◆ Data provided:
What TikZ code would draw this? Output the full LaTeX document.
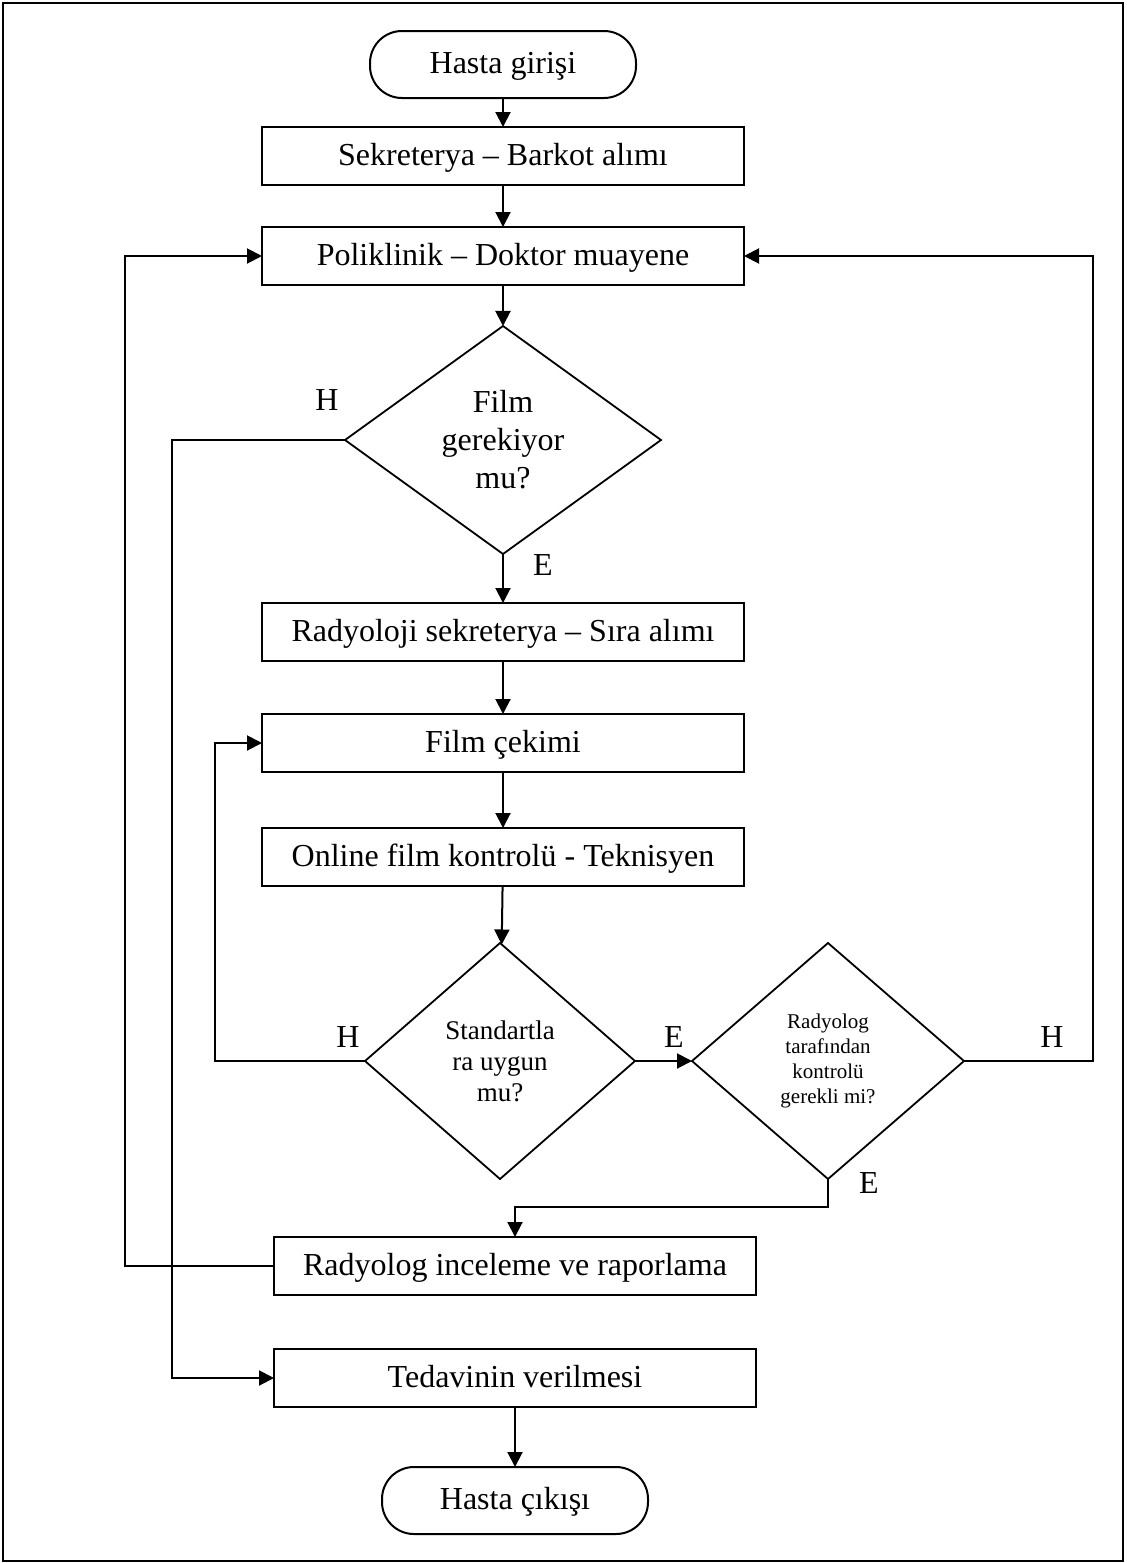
\documentclass[tikz,border=0pt]{standalone}
\usepackage{fontspec}
\setmainfont{Liberation Serif}
\usetikzlibrary{shapes.geometric, arrows.meta, positioning, calc}

\begin{document}
\begin{tikzpicture}[
  font=\fontsize{16}{19}\selectfont,
  term/.style   = {rectangle, rounded corners=16pt, draw=black, line width=1pt,
                   minimum width=133pt, minimum height=33.5pt, align=center, outer sep=0pt,
                   text height=12.5pt, text depth=3.5pt},
  box/.style    = {rectangle, draw=black, line width=1pt, fill=white,
                   minimum width=241pt, minimum height=29pt, align=center, inner sep=2pt, outer sep=0pt,
                   text height=12.5pt, text depth=3.5pt},
  dec/.style    = {diamond, draw=black, line width=0.9pt, align=center, inner sep=0pt, outer sep=0pt},
  lbl/.style    = {inner sep=0pt},
  arr/.style    = {-{Triangle[length=7.5pt, width=7.5pt]}, black, line width=1pt}
]

\useasboundingbox (0,0) rectangle (563pt,-781.5pt);
\draw[line width=1pt] (1.5pt,-1.5pt) rectangle (561.5pt,-780.5pt);

\node[term] (start) at (251.5pt,-32.25pt) {Hasta girişi};
\node[box]  (sekr)  [below=14.5pt of start] {Sekreterya – Barkot alımı};
\node[box]  (polk)  [below=21pt of sekr]    {Poliklinik – Doktor muayene};
\node[dec, minimum width=158pt, minimum height=114pt] (film) [below=20.5pt of polk]
      {Film\\gerekiyor\\mu?};
\node[box]  (rsek)  [below=24.5pt of film]  {Radyoloji sekreterya – Sıra alımı};
\node[box]  (cek)   [below=26.5pt of rsek]  {Film çekimi};
\node[box]  (onl)   [below=28pt of cek]     {Online film kontrolü - Teknisyen};
\node[dec, minimum width=135pt, minimum height=118pt,
      font=\fontsize{13.5}{15.5}\selectfont] (std) [below=28.5pt of onl, xshift=-1.5pt]
      {Standartla\\ra uygun\\mu?};
\node[dec, minimum width=136pt, minimum height=118pt,
      font=\fontsize{10.5}{12.5}\selectfont] (rkon) [right=28.5pt of std]
      {Radyolog\\tarafından\\kontrolü\\gerekli mi?};
\node[box]  (rapor) [below=29pt of std, xshift=7.5pt] {Radyolog inceleme ve raporlama};
\node[box]  (ted)   [below=27pt of rapor]   {Tedavinin verilmesi};
\node[term] (stop)  [below=30pt of ted]     {Hasta çıkışı};

% side lanes
\coordinate (lane0) at (62.5pt,0);
\coordinate (lane1) at (86pt,0);
\coordinate (lane2) at (107.5pt,0);
\coordinate (lane3) at (546.5pt,0);

% yes / no labels
\node[lbl] (h1) at ($(film.west)+(-9pt,20pt)$)  {H};
\node[lbl] (e1) at ($(film.south)+(20pt,-5.5pt)$) {E};
\node[lbl] (h2) at ($(std.west)+(-8.5pt,12pt)$)  {H};
\node[lbl] (e2) at ($(std.east)+(19.5pt,12pt)$)  {E};
\node[lbl] (h3) at ($(rkon.east)+(44pt,12pt)$)   {H};
\node[lbl] (e3) at ($(rkon.south)+(20.5pt,-2pt)$) {E};

\draw[arr] (start) -- (sekr);
\draw[arr] (sekr)  -- (polk);
\draw[arr] (polk)  -- (film);
\draw[arr] (film)  -- (rsek);
\draw[arr] (rsek)  -- (cek);
\draw[arr] (cek)   -- (onl);
\draw[arr] (onl)   -- (std);
\draw[arr] (std)   -- (rkon);

\draw[arr] (film.west) -- (film.west -| lane1) |- (ted.west);
\draw[arr] (std.west)  -- (std.west -| lane2)  |- (cek.west);
\draw[arr] (rkon.east) -- (rkon.east -| lane3) |- (polk.east);
\draw[arr] (rkon.south) -- ++(0,-14pt) -| (rapor.north);
\draw[arr] (rapor.west) -- (rapor.west -| lane0) |- (polk.west);
\draw[arr] (ted)   -- (stop);

\end{tikzpicture}
\end{document}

◆ Short task:
Do not include the images; transcribe the rest of the listing exactly.

◆ Reply to the task:
What TikZ code would draw this? Output the full LaTeX document.
\documentclass[tikz,border=0pt]{standalone}
\usepackage{fontspec}
\setmainfont{Liberation Serif}
\usetikzlibrary{shapes.geometric, arrows.meta, positioning, calc}

\begin{document}
\begin{tikzpicture}[
  font=\fontsize{16}{19}\selectfont,
  term/.style   = {rectangle, rounded corners=16pt, draw=black, line width=1pt,
                   minimum width=133pt, minimum height=33.5pt, align=center, outer sep=0pt,
                   text height=12.5pt, text depth=3.5pt},
  box/.style    = {rectangle, draw=black, line width=1pt, fill=white,
                   minimum width=241pt, minimum height=29pt, align=center, inner sep=2pt, outer sep=0pt,
                   text height=12.5pt, text depth=3.5pt},
  dec/.style    = {diamond, draw=black, line width=0.9pt, align=center, inner sep=0pt, outer sep=0pt},
  lbl/.style    = {inner sep=0pt},
  arr/.style    = {-{Triangle[length=7.5pt, width=7.5pt]}, black, line width=1pt}
]

\useasboundingbox (0,0) rectangle (563pt,-781.5pt);
\draw[line width=1pt] (1.5pt,-1.5pt) rectangle (561.5pt,-780.5pt);

\node[term] (start) at (251.5pt,-32.25pt) {Hasta girişi};
\node[box]  (sekr)  [below=14.5pt of start] {Sekreterya – Barkot alımı};
\node[box]  (polk)  [below=21pt of sekr]    {Poliklinik – Doktor muayene};
\node[dec, minimum width=158pt, minimum height=114pt] (film) [below=20.5pt of polk]
      {Film\\gerekiyor\\mu?};
\node[box]  (rsek)  [below=24.5pt of film]  {Radyoloji sekreterya – Sıra alımı};
\node[box]  (cek)   [below=26.5pt of rsek]  {Film çekimi};
\node[box]  (onl)   [below=28pt of cek]     {Online film kontrolü - Teknisyen};
\node[dec, minimum width=135pt, minimum height=118pt,
      font=\fontsize{13.5}{15.5}\selectfont] (std) [below=28.5pt of onl, xshift=-1.5pt]
      {Standartla\\ra uygun\\mu?};
\node[dec, minimum width=136pt, minimum height=118pt,
      font=\fontsize{10.5}{12.5}\selectfont] (rkon) [right=28.5pt of std]
      {Radyolog\\tarafından\\kontrolü\\gerekli mi?};
\node[box]  (rapor) [below=29pt of std, xshift=7.5pt] {Radyolog inceleme ve raporlama};
\node[box]  (ted)   [below=27pt of rapor]   {Tedavinin verilmesi};
\node[term] (stop)  [below=30pt of ted]     {Hasta çıkışı};

% side lanes
\coordinate (lane0) at (62.5pt,0);
\coordinate (lane1) at (86pt,0);
\coordinate (lane2) at (107.5pt,0);
\coordinate (lane3) at (546.5pt,0);

% yes / no labels
\node[lbl] (h1) at ($(film.west)+(-9pt,20pt)$)  {H};
\node[lbl] (e1) at ($(film.south)+(20pt,-5.5pt)$) {E};
\node[lbl] (h2) at ($(std.west)+(-8.5pt,12pt)$)  {H};
\node[lbl] (e2) at ($(std.east)+(19.5pt,12pt)$)  {E};
\node[lbl] (h3) at ($(rkon.east)+(44pt,12pt)$)   {H};
\node[lbl] (e3) at ($(rkon.south)+(20.5pt,-2pt)$) {E};

\draw[arr] (start) -- (sekr);
\draw[arr] (sekr)  -- (polk);
\draw[arr] (polk)  -- (film);
\draw[arr] (film)  -- (rsek);
\draw[arr] (rsek)  -- (cek);
\draw[arr] (cek)   -- (onl);
\draw[arr] (onl)   -- (std);
\draw[arr] (std)   -- (rkon);

\draw[arr] (film.west) -- (film.west -| lane1) |- (ted.west);
\draw[arr] (std.west)  -- (std.west -| lane2)  |- (cek.west);
\draw[arr] (rkon.east) -- (rkon.east -| lane3) |- (polk.east);
\draw[arr] (rkon.south) -- ++(0,-14pt) -| (rapor.north);
\draw[arr] (rapor.west) -- (rapor.west -| lane0) |- (polk.west);
\draw[arr] (ted)   -- (stop);

\end{tikzpicture}
\end{document}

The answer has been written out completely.